===== DATA =====

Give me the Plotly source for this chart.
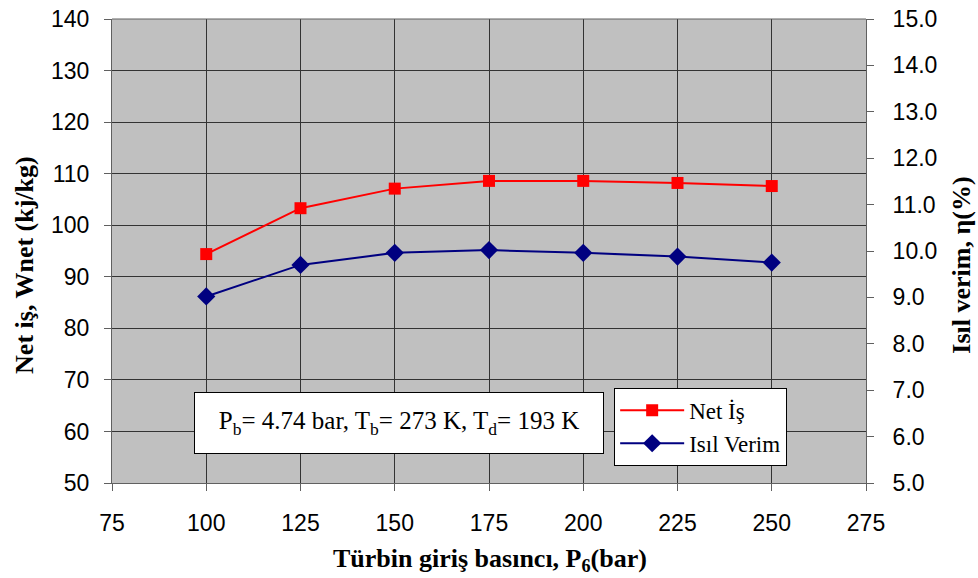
import plotly.graph_objects as go

pressure = [100, 125, 150, 175, 200, 225, 250]
net_work = [94.4, 103.3, 107.1, 108.6, 108.6, 108.2, 107.6]
efficiency = [9.02, 9.70, 9.96, 10.02, 9.96, 9.88, 9.75]

x_ticks = [75, 100, 125, 150, 175, 200, 225, 250, 275]
left_ticks = [50, 60, 70, 80, 90, 100, 110, 120, 130, 140]
right_ticks = [5, 6, 7, 8, 9, 10, 11, 12, 13, 14, 15]

serif = "Liberation Serif"
sans = "Liberation Sans"

fig = go.Figure()
fig.add_trace(go.Scatter(
    x=pressure, y=net_work, name="Net İş", mode="lines+markers",
    line=dict(color="#FF0000", width=2),
    marker=dict(symbol="square", size=12, color="#FF0000"),
    yaxis="y"))
fig.add_trace(go.Scatter(
    x=pressure, y=efficiency, name="Isıl Verim", mode="lines+markers",
    line=dict(color="#000080", width=2),
    marker=dict(symbol="diamond", size=14, color="#000080"),
    yaxis="y2"))

axis_common = dict(ticks="outside", ticklen=7, tickcolor="#606060",
                   showline=True, linecolor="#606060", linewidth=1,
                   zeroline=False, automargin=False,
                   tickfont=dict(family=sans, size=23, color="black"))

fig.update_layout(
    width=978, height=578,
    margin=dict(l=112, r=112, t=19, b=95),
    paper_bgcolor="white", plot_bgcolor="#C0C0C0",
    font=dict(family=sans, size=23, color="black"),
    xaxis=dict(range=[75, 275], tickvals=x_ticks, showgrid=True,
               gridcolor="#333333", gridwidth=1, ticklabelstandoff=12,
               **axis_common),
    yaxis=dict(range=[50, 140], tickvals=left_ticks, showgrid=True,
               gridcolor="#333333", gridwidth=1, ticklabelstandoff=10,
               **axis_common),
    yaxis2=dict(range=[5, 15], tickvals=right_ticks, tickformat=".1f",
                overlaying="y", side="right", showgrid=False,
                ticklabelstandoff=14, **axis_common),
    legend=dict(
        x=0.666, y=0.205, xanchor="left", yanchor="top",
        bgcolor="white", bordercolor="black", borderwidth=1,
        font=dict(family=serif, size=23, color="black"),
        tracegroupgap=0, itemwidth=64,
    ),
    showlegend=True,
)

fig.add_shape(type="line", xref="paper", yref="paper", x0=0, x1=1, y0=1, y1=1,
              line=dict(color="#606060", width=1))

title_font = dict(family=serif, size=26, color="black")
fig.add_annotation(xref="paper", yref="paper", x=0.501, y=-0.165,
                   xanchor="center", yanchor="middle", showarrow=False,
                   text="<b>Türbin giriş basıncı, P<sub>6</sub>(bar)</b>",
                   font=title_font)
fig.add_annotation(xref="paper", yref="paper", x=-0.1154, y=0.47,
                   xanchor="center", yanchor="middle", showarrow=False,
                   textangle=-90, text="<b>Net iş, Wnet (kj/kg)</b>",
                   font=title_font)
fig.add_annotation(xref="paper", yref="paper", x=1.127, y=0.47,
                   xanchor="center", yanchor="middle", showarrow=False,
                   textangle=-90, text="<b>Isıl verim, η(%)</b>",
                   font=title_font)

fig.add_annotation(
    xref="paper", yref="paper", x=0.380, y=0.130, xanchor="center", yanchor="middle",
    text="P<sub>b</sub>= 4.74 bar, T<sub>b</sub>= 273 K, T<sub>d</sub>= 193 K",
    showarrow=False, font=dict(family=serif, size=25, color="black"),
    bgcolor="white", bordercolor="black", borderwidth=1, borderpad=1,
    width=406, height=58,
)

fig.write_html("out.html")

=====

* PROBLEM TO WORK ON *
Copy the material shown above in full and exactly. Skip the pictures.

* TASK RESPONSE *
Give me the Plotly source for this chart.
import plotly.graph_objects as go

pressure = [100, 125, 150, 175, 200, 225, 250]
net_work = [94.4, 103.3, 107.1, 108.6, 108.6, 108.2, 107.6]
efficiency = [9.02, 9.70, 9.96, 10.02, 9.96, 9.88, 9.75]

x_ticks = [75, 100, 125, 150, 175, 200, 225, 250, 275]
left_ticks = [50, 60, 70, 80, 90, 100, 110, 120, 130, 140]
right_ticks = [5, 6, 7, 8, 9, 10, 11, 12, 13, 14, 15]

serif = "Liberation Serif"
sans = "Liberation Sans"

fig = go.Figure()
fig.add_trace(go.Scatter(
    x=pressure, y=net_work, name="Net İş", mode="lines+markers",
    line=dict(color="#FF0000", width=2),
    marker=dict(symbol="square", size=12, color="#FF0000"),
    yaxis="y"))
fig.add_trace(go.Scatter(
    x=pressure, y=efficiency, name="Isıl Verim", mode="lines+markers",
    line=dict(color="#000080", width=2),
    marker=dict(symbol="diamond", size=14, color="#000080"),
    yaxis="y2"))

axis_common = dict(ticks="outside", ticklen=7, tickcolor="#606060",
                   showline=True, linecolor="#606060", linewidth=1,
                   zeroline=False, automargin=False,
                   tickfont=dict(family=sans, size=23, color="black"))

fig.update_layout(
    width=978, height=578,
    margin=dict(l=112, r=112, t=19, b=95),
    paper_bgcolor="white", plot_bgcolor="#C0C0C0",
    font=dict(family=sans, size=23, color="black"),
    xaxis=dict(range=[75, 275], tickvals=x_ticks, showgrid=True,
               gridcolor="#333333", gridwidth=1, ticklabelstandoff=12,
               **axis_common),
    yaxis=dict(range=[50, 140], tickvals=left_ticks, showgrid=True,
               gridcolor="#333333", gridwidth=1, ticklabelstandoff=10,
               **axis_common),
    yaxis2=dict(range=[5, 15], tickvals=right_ticks, tickformat=".1f",
                overlaying="y", side="right", showgrid=False,
                ticklabelstandoff=14, **axis_common),
    legend=dict(
        x=0.666, y=0.205, xanchor="left", yanchor="top",
        bgcolor="white", bordercolor="black", borderwidth=1,
        font=dict(family=serif, size=23, color="black"),
        tracegroupgap=0, itemwidth=64,
    ),
    showlegend=True,
)

fig.add_shape(type="line", xref="paper", yref="paper", x0=0, x1=1, y0=1, y1=1,
              line=dict(color="#606060", width=1))

title_font = dict(family=serif, size=26, color="black")
fig.add_annotation(xref="paper", yref="paper", x=0.501, y=-0.165,
                   xanchor="center", yanchor="middle", showarrow=False,
                   text="<b>Türbin giriş basıncı, P<sub>6</sub>(bar)</b>",
                   font=title_font)
fig.add_annotation(xref="paper", yref="paper", x=-0.1154, y=0.47,
                   xanchor="center", yanchor="middle", showarrow=False,
                   textangle=-90, text="<b>Net iş, Wnet (kj/kg)</b>",
                   font=title_font)
fig.add_annotation(xref="paper", yref="paper", x=1.127, y=0.47,
                   xanchor="center", yanchor="middle", showarrow=False,
                   textangle=-90, text="<b>Isıl verim, η(%)</b>",
                   font=title_font)

fig.add_annotation(
    xref="paper", yref="paper", x=0.380, y=0.130, xanchor="center", yanchor="middle",
    text="P<sub>b</sub>= 4.74 bar, T<sub>b</sub>= 273 K, T<sub>d</sub>= 193 K",
    showarrow=False, font=dict(family=serif, size=25, color="black"),
    bgcolor="white", bordercolor="black", borderwidth=1, borderpad=1,
    width=406, height=58,
)

fig.write_html("out.html")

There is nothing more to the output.